* Start *

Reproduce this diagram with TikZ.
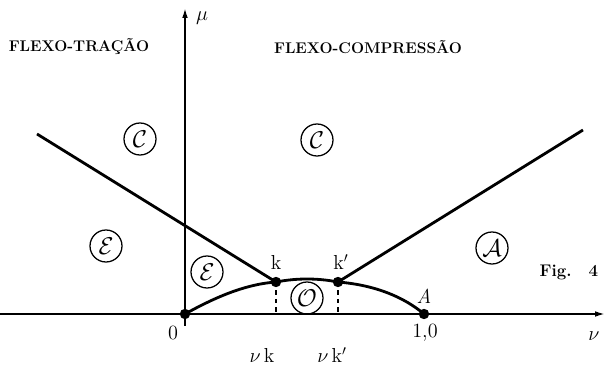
\documentclass[tikz,border=0pt]{standalone}
\usepackage{amsmath, amssymb}
\usepackage{xcolor}
\usetikzlibrary{calc,arrows.meta}

\begin{document}
\begin{tikzpicture}[
  axis/.style={line width=1.2pt,-{Latex[length=7pt,width=4pt]}},
  bound/.style={line width=2pt},
  region/.style={draw,circle,line width=0.9pt,inner sep=0pt,minimum size=0.8cm,font=\LARGE},
  lbl/.style={font=\Large},
  title/.style={font=\bfseries\fontsize{11}{13}\selectfont}]
\useasboundingbox (-4.625,-1.3) rectangle (10.575,7.85);
% axes
\coordinate (O) at (0,0);
\coordinate (xl) at (-4.625,0);
\coordinate (xr) at (10.5,0);
\coordinate (yb) at (0,-0.3);
\coordinate (yt) at (0,7.65);
\draw[axis] (xl) -- (xr);
\draw[axis] (yb) -- (yt);
\node[lbl] (mu) at (0.425,7.4) {$\mu$};
\node[lbl] (nu) at (10.225,-0.55) {$\nu$};
% points of the boundary
\coordinate (k) at (2.275,0.8);
\coordinate (kp) at (3.825,0.8);
\coordinate (A) at (5.975,0);
\coordinate (vk) at (2.275,0);
\coordinate (vkp) at (3.825,0);
\coordinate (ls) at (-3.7,4.5);
\coordinate (re) at (9.95,4.6);
\draw[bound] (ls) -- (k);
\draw[bound] (kp) -- (re);
\draw[bound] (O) .. controls (0.9,0.5) and (1.6,0.75) .. (k)
  .. controls (2.8,0.9) and (3.3,0.9) .. (kp)
  .. controls (4.8,0.72) and (5.5,0.4) .. (A);
\draw[dashed,line width=1pt] (k) -- (vk);
\draw[dashed,line width=1pt] (kp) -- (vkp);
\foreach \p in {O,k,kp,A} \fill (\p) circle (0.13);
% labels
\node[lbl] (lk) at (2.275,1.3) {k};
\node[lbl] (lkp) at (3.9,1.3) {k$'$};
\node[lbl] (lA) at (5.975,0.45) {\textit{A}};
\node[lbl] (l0) at (-0.3,-0.475) {0};
\node[lbl] (l1) at (6.0,-0.475) {1,0};
\node[lbl] (lvk) at (1.925,-1.025) {$\nu$\,k};
\node[lbl] (lvkp) at (3.675,-1.025) {$\nu$\,k$'$};
% regions
\node[region] (C1) at (-1.125,4.375) {$\mathcal{C}$};
\node[region] (C2) at (3.3,4.35) {$\mathcal{C}$};
\node[region] (E1) at (-1.975,1.7) {$\mathcal{E}$};
\node[region] (E2) at (0.55,1.05) {$\mathcal{E}$};
\node[region] (O1) at (3.05,0.4) {$\mathcal{O}$};
\node[region] (A1) at (7.675,1.65) {$\mathcal{A}$};
\node[title] (tt) at (-2.65,6.675) {FLEXO-TRAÇÃO};
\node[title] (tc) at (4.575,6.675) {FLEXO-COMPRESSÃO};
\node[font=\bfseries\large,anchor=east] (fig) at (10.45,1.05) {Fig.\quad 4};
\end{tikzpicture}
\end{document}
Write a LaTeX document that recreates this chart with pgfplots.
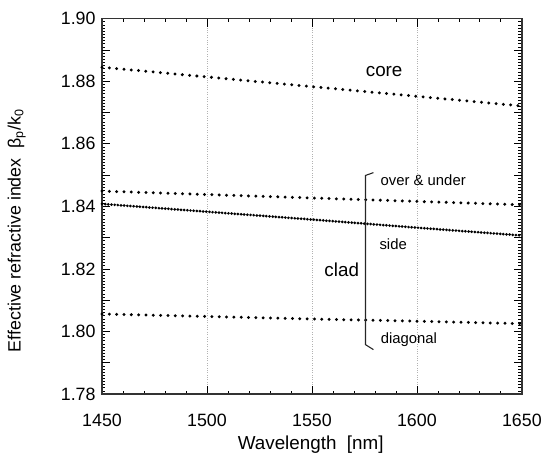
\documentclass[border=0pt]{standalone}
\usepackage{pgfplots}
\pgfplotsset{compat=1.18}
\usepackage{fontspec}
\setmainfont{Liberation Sans}

\begin{document}
\begin{tikzpicture}
\begin{axis}[
    scale only axis,
    width=424pt, height=379pt,
    xmin=1450, xmax=1650,
    ymin=1.78, ymax=1.90,
    xtick={1450,1500,...,1650},
    minor x tick num=4,
    ytick={1.78,1.80,...,1.90},
    minor y tick num=19,
    extra y ticks={1.79,1.81,1.83,1.85,1.87,1.89},
    extra y tick labels={},
    extra y tick style={grid=none},
    tick align=inside,
    major tick length=8pt,
    minor tick length=3.5pt,
    every tick/.style={black, line width=0.8pt},
    axis line style={line width=1.3pt, black!80},
    xmajorgrids,
    grid style={gray!60, dotted, line width=0.7pt},
    tick label style={font=\fontsize{18}{20}\selectfont},
    /pgf/number format/assume math mode=true,
    xticklabel style={/pgf/number format/1000 sep={}, yshift=-17pt},
    yticklabel style={xshift=-3pt, /pgf/number format/fixed, /pgf/number format/fixed zerofill, /pgf/number format/precision=2},
    xlabel={Wavelength\ \ [nm]},
    ylabel={Effective refractive index\ \ β\textsubscript{p}/k\textsubscript{0}},
    xlabel style={font=\fontsize{19}{22}\selectfont, at={(rel axis cs:0.497,-0.135)}, anchor=center},
    ylabel style={font=\fontsize{18}{21}\selectfont, at={(rel axis cs:-0.203,0.435)}, anchor=center},
    clip=false,
]
% fixed canvas matching the reference margins
\path (rel axis cs:-0.243,-0.174) rectangle (rel axis cs:1.048,1.050);

% core
\addplot[black, line width=3.3pt, line cap=round, dash pattern=on 0pt off 7.4pt] coordinates {
    (1450,1.8845) (1500,1.8814) (1550,1.8783) (1600,1.8752) (1650,1.8721)
};
% over & under
\addplot[black, line width=3.3pt, line cap=round, dash pattern=on 0pt off 7.4pt] coordinates {
    (1450,1.8449) (1500,1.8438) (1550,1.8427) (1600,1.8416) (1650,1.8405)
};
% side
\addplot[black, line width=3pt, line cap=round, dash pattern=on 0pt off 3.2pt] coordinates {
    (1450,1.8408) (1500,1.8383) (1550,1.8358) (1600,1.8332) (1650,1.8307)
};
% diagonal
\addplot[black, line width=3.3pt, line cap=round, dash pattern=on 0pt off 7.4pt] coordinates {
    (1450,1.8056) (1500,1.8048) (1550,1.8040) (1600,1.8033) (1650,1.8025)
};

% bracket
\draw[line width=1.1pt, black!85] (axis cs:1579.3,1.8508) -- (axis cs:1575.5,1.8499)
    -- (axis cs:1575.5,1.7958) -- (axis cs:1579.3,1.7942);

\node[font=\fontsize{19}{22}\selectfont] at (axis cs:1584.4,1.8832) {core};
\node[font=\fontsize{15}{18}\selectfont] at (axis cs:1603,1.8484) {over \& under};
\node[font=\fontsize{15}{18}\selectfont] at (axis cs:1588.7,1.8278) {side};
\node[font=\fontsize{19}{22}\selectfont] at (axis cs:1564.2,1.8196) {clad};
\node[font=\fontsize{15}{18}\selectfont] at (axis cs:1596.2,1.7974) {diagonal};
\end{axis}
\end{tikzpicture}
\end{document}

* End *

> **Exercise**:
Filter out all lines lacking the word "with" and copy the rest.

> **Complete answer**:
Reproduce this diagram with TikZ.
Write a LaTeX document that recreates this chart with pgfplots.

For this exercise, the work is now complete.